We want to explain to you how we will fix serious disagreements between us. When you use our product, you agree that we will hash out the argument outside of the courtroom. When we fix our argument outside of court under these rules, the outcome will last forever. We will use this “Hash-it-Out” Section when we disagree about anything in our larger Agreement or the product you bought from us. But if our disagreement gets started in a court that oversees smaller disagreements, we won’t use the “Hash-it-Out” way of fixing our differences.
That’s the opening to what is likely the first “Hash-it-Out" clause ever written. It’s the creation of Jay Hedges ‘21, who crafted it in response to the “Arbitration Challenge” Professor Jeff Sovern issued to students in his Consumer Protection course.
Every day, millions of Americans buy a car, take out a loan, or choose a wireless carrier. When they do, without giving it a second thought, they also sign a contract requiring that both parties resolve their grievances through arbitration instead of in court. Often hidden in the agreement’s fine print, these arbitration clauses are notorious for being chock-full of legal jargon that the average consumer—if they read them at all—can’t understand.

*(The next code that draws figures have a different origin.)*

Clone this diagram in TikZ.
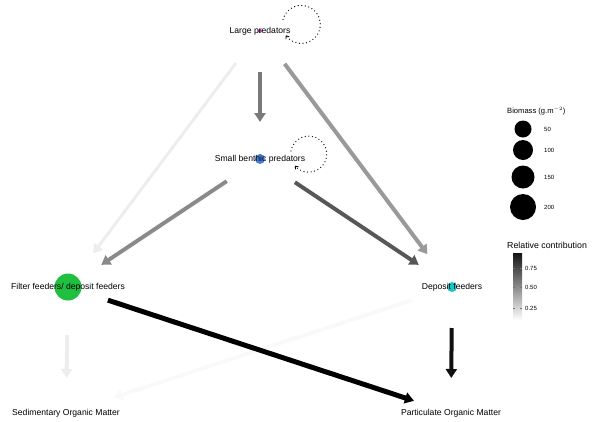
\documentclass[tikz,border=0pt]{standalone}
\usepackage{fontspec}
\setmainfont{Liberation Sans}
\usepackage{tikz}
\usetikzlibrary{arrows.meta}

\definecolor{lpcol}{HTML}{CC44CC}
\definecolor{sbpcol}{HTML}{4A80DA}
\definecolor{ffcol}{HTML}{1FBF3F}
\definecolor{dfcol}{HTML}{20C6C6}

\tikzset{
	dot/.style = {circle, inner sep = 0pt},
	lbl/.style = {inner sep = 0pt, font = \fontsize{8.6}{10}\selectfont},
	legtxt/.style = {inner sep = 0pt, anchor = west, font = \fontsize{6}{7}\selectfont},
	flow/.style = {line width = 4pt, -{Triangle[length = 9pt, width = 11pt]}},
	selfloop/.style = {line width = 1.3pt, line cap = round, dash pattern = on 0pt off 3.6pt, -{Straight Barb[length = 2.5pt, width = 4pt, line width = 0.8pt]}}
}

\begin{document}
\begin{tikzpicture}[x = 1pt, y = -1pt]

	\useasboundingbox (0,0) rectangle (593,421);

	% nodes
	\node[dot, fill = lpcol, minimum size = 4pt] (lp) at (260,31) {};
	\node[dot, fill = sbpcol, minimum size = 10pt] (sbp) at (260,159) {};
	\node[dot, fill = ffcol, minimum size = 27pt] (ff) at (68,287) {};
	\node[dot, fill = dfcol, minimum size = 10pt] (df) at (452,287) {};
	\coordinate (som) at (66,413);
	\coordinate (pom) at (451,413);

	\node[lbl] (lplab) at (lp) {Large predators};
	\node[lbl] (sbplab) at (sbp) {Small benthic predators};
	\node[lbl] (fflab) at (ff) {Filter feeders/ deposit feeders};
	\node[lbl] (dflab) at (df) {Deposit feeders};
	\node[lbl] (somlab) at (som) {Sedimentary Organic Matter};
	\node[lbl] (pomlab) at (pom) {Particulate Organic Matter};

	% flows
	\draw[flow, draw = black!2.5, shorten <= 42pt, shorten >= 50pt] (df.center) -- (som);
	\draw[flow, line width = 3pt, draw = black!7, shorten <= 40pt, shorten >= 42pt] (lp.center) -- (ff.center);
	\draw[flow, draw = black!7, shorten <= 48pt, shorten >= 35pt] (ff.center) -- (som);
	\draw[flow, draw = black!52, shorten <= 41pt, shorten >= 37pt] (lp.center) -- (sbp.center);
	\draw[flow, draw = black!40, shorten <= 41pt, shorten >= 41pt] (lp.center) -- (df.center);
	\draw[flow, draw = black!46, shorten <= 40pt, shorten >= 40pt] (sbp.center) -- (ff.center);
	\draw[flow, draw = black!66, shorten <= 42pt, shorten >= 40pt] (sbp.center) -- (df.center);
	\draw[flow, line width = 5pt, draw = black, shorten <= 42pt, shorten >= 39pt] (ff.center) -- (pom);
	\draw[flow, draw = black!94, shorten <= 41pt, shorten >= 35pt] (df.center) -- (pom);

	% self loops
	\draw[selfloop] ([shift = {(23,-11.5)}]lp.center) arc[start angle = 165, end angle = -145, radius = 19pt];
	\draw[selfloop] ([shift = {(31,-8)}]sbp.center) arc[start angle = 170, end angle = -140, radius = 18pt];

	% biomass legend
	\node[inner sep = 0pt, anchor = west, font = \fontsize{7.6}{9}\selectfont] (biotitle) at (507,111) {Biomass (g.m$^{-2}$)};
	\node[dot, fill = black, minimum size = 17pt] (b1) at (523,129) {};
	\node[dot, fill = black, minimum size = 20pt] (b2) at (523,150) {};
	\node[dot, fill = black, minimum size = 23pt] (b3) at (523,177) {};
	\node[dot, fill = black, minimum size = 26pt] (b4) at (523,207) {};
	\node[legtxt] (b1lab) at (544,129) {50};
	\node[legtxt] (b2lab) at (544,150) {100};
	\node[legtxt] (b3lab) at (544,177) {150};
	\node[legtxt] (b4lab) at (544,207) {200};

	% contribution legend
	\node[inner sep = 0pt, anchor = west, font = \fontsize{8.8}{10}\selectfont] (ctitle) at (507,245) {Relative contribution};
	\shade[top color = black!92, bottom color = white] (513,253) rectangle (522,320);
	\foreach \yy/\vv in {268/0.75, 287/0.50, 308/0.25}{
		\draw[black!55, line width = 0.5pt] (513,\yy) -- (515,\yy) (520,\yy) -- (522,\yy);
		\node[legtxt] at (525,\yy) {\vv};
	}

\end{tikzpicture}
\end{document}
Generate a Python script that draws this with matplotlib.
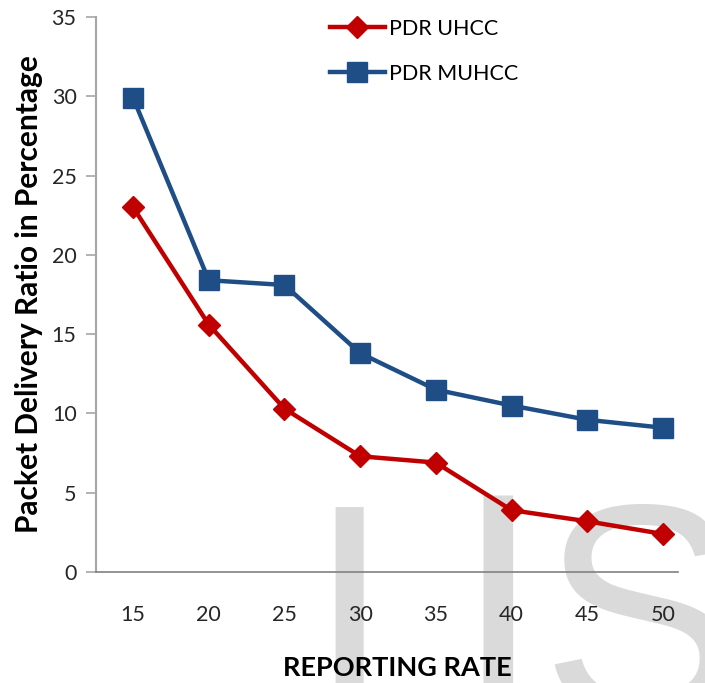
import matplotlib
matplotlib.use('agg')
import matplotlib.pyplot as plt

# data
rates = ['15', '20', '25', '30', '35', '40', '45', '50']
pdr_uhcc = [23.0, 15.6, 10.3, 7.3, 6.9, 3.9, 3.2, 2.4]
pdr_muhcc = [29.9, 18.4, 18.1, 13.8, 11.5, 10.5, 9.6, 9.1]

red = '#C00000'
blue = '#1F4E87'
grey = '#A6A6A6'

plt.rcParams['font.family'] = ['Lato', 'DejaVu Sans']

fig = plt.figure(figsize=(7.05, 6.83), dpi=100)
ax = fig.add_axes([0.1362, 0.1625, 0.8255, 0.8126])
ax.set_facecolor('none')

# watermark behind everything
for ch, xc, fam in [('I', 349, 'Liberation Sans'), ('J', 498, 'DejaVu Sans'),
                    ('S', 640, 'Liberation Sans')]:
    fig.text(xc / 705, -0.045, ch, fontsize=216, color='#DADADA',
             family=fam, ha='center', va='baseline', zorder=-5)

x = range(len(rates))
ax.plot(x, pdr_uhcc, color=red, lw=3.2, marker='D', markersize=11,
        label='PDR UHCC', clip_on=False, zorder=3)
ax.plot(x, pdr_muhcc, color=blue, lw=3.2, marker='s', markersize=14,
        label='PDR MUHCC', clip_on=False, zorder=3)

ax.set_xlim(-0.49, 7.2)
ax.set_ylim(0, 35)
ax.set_yticks(range(0, 36, 5))
ax.set_xticks(list(x))
ax.set_xticklabels(rates)

for side in ['top', 'right']:
    ax.spines[side].set_visible(False)
ax.spines['left'].set_color(grey)
ax.spines['bottom'].set_color('#808080')
ax.spines['left'].set_linewidth(1.5)
ax.spines['bottom'].set_linewidth(1.2)
ax.tick_params(axis='y', colors=grey, length=7, width=1.2, labelcolor='#262626',
               labelsize=15.5, pad=7)
ax.tick_params(axis='x', length=0, labelcolor='#262626', labelsize=15.5, pad=24)

ax.set_ylabel('Packet Delivery Ratio in Percentage', fontsize=21.5, fontweight='bold',
              labelpad=6)
ax.set_xlabel('REPORTING RATE', fontsize=19.5, fontweight='bold')
ax.xaxis.set_label_coords(0.517, -0.152)

ax.legend(loc='upper left', bbox_to_anchor=(330 / 705, 1 - 19 / 683),
          bbox_transform=fig.transFigure, frameon=False, borderpad=0,
          borderaxespad=0, fontsize=15.5, handlelength=2.55,
          handletextpad=0.2, labelspacing=1.15)

plt.savefig('out.png', dpi=100)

It’s a problem that Professor Sovern researches and writes about regularly. “A recent arbitration study found that the average arbitration clause is written at a level that requires more than two years of college to grasp," he says. “A study that I co-authored found that consumers don’t understand arbitration clauses at all. So, I asked my students to try drafting an arbitration clause that was at an eighth grade reading level, using the Flesch-Kincaid grade level test, though even that level is beyond the grasp of half of Americans.”
Hedges jumped right in. “I loved the idea of the assignment from the beginning," he says. “I didn't know what an arbitration clause was until I took Civil Procedure with Professor Sovern my 1L year. Since learning that many of my legal rights are restricted by these clauses, I’ve become nerdily interested in what exactly is hidden in those lengthy, obscure "Terms of Agreement" windows people usually click through hastily.”
As he worked the assignment to produce a clause that reads between an eighth- and ninth-grade level, Hedges found the biggest challenge, and greatest reward, was in the translation. “Law school is like learning a foreign language,” he shares. “And, more and more, I’m finding that the work of a lawyer is primarily that of translator. This exercise was a fun way to ‘test’ if and how well I could decode and re-write this particular language of the law using ordinary words and easy-to-read sentences while retaining the substance of the arbitration clause.”
That’s just the kind of takeaway Professor Sovern was hoping for when he issued his Arbitration Challenge. “I was curious to see what students would come up with," he says. “I also knew that one of the best ways to learn something is to try to teach it, and the assignment required students to do something like teaching. They had to use some of the same skills a lawyer uses to explain something to a client who is not a lawyer—which lawyers do all time.”
With his Hash-it-Out clause now complete, Hedges appreciates the assignment’s lasting value, and says it will inform the work he looks forward to doing as a tenant lawyer in New York City. “I now see how important it is to explain consumer contracts, like apartment leases, to clients in clear and simple terms, so they know what’s expected of them and what rights they have,” he says. “This assignment taught me that lawyers can translate even the densest legalese, like that found in arbitration clauses, in a way that’s understandable. And that’s a vital first step for us to take in empowering our clients.”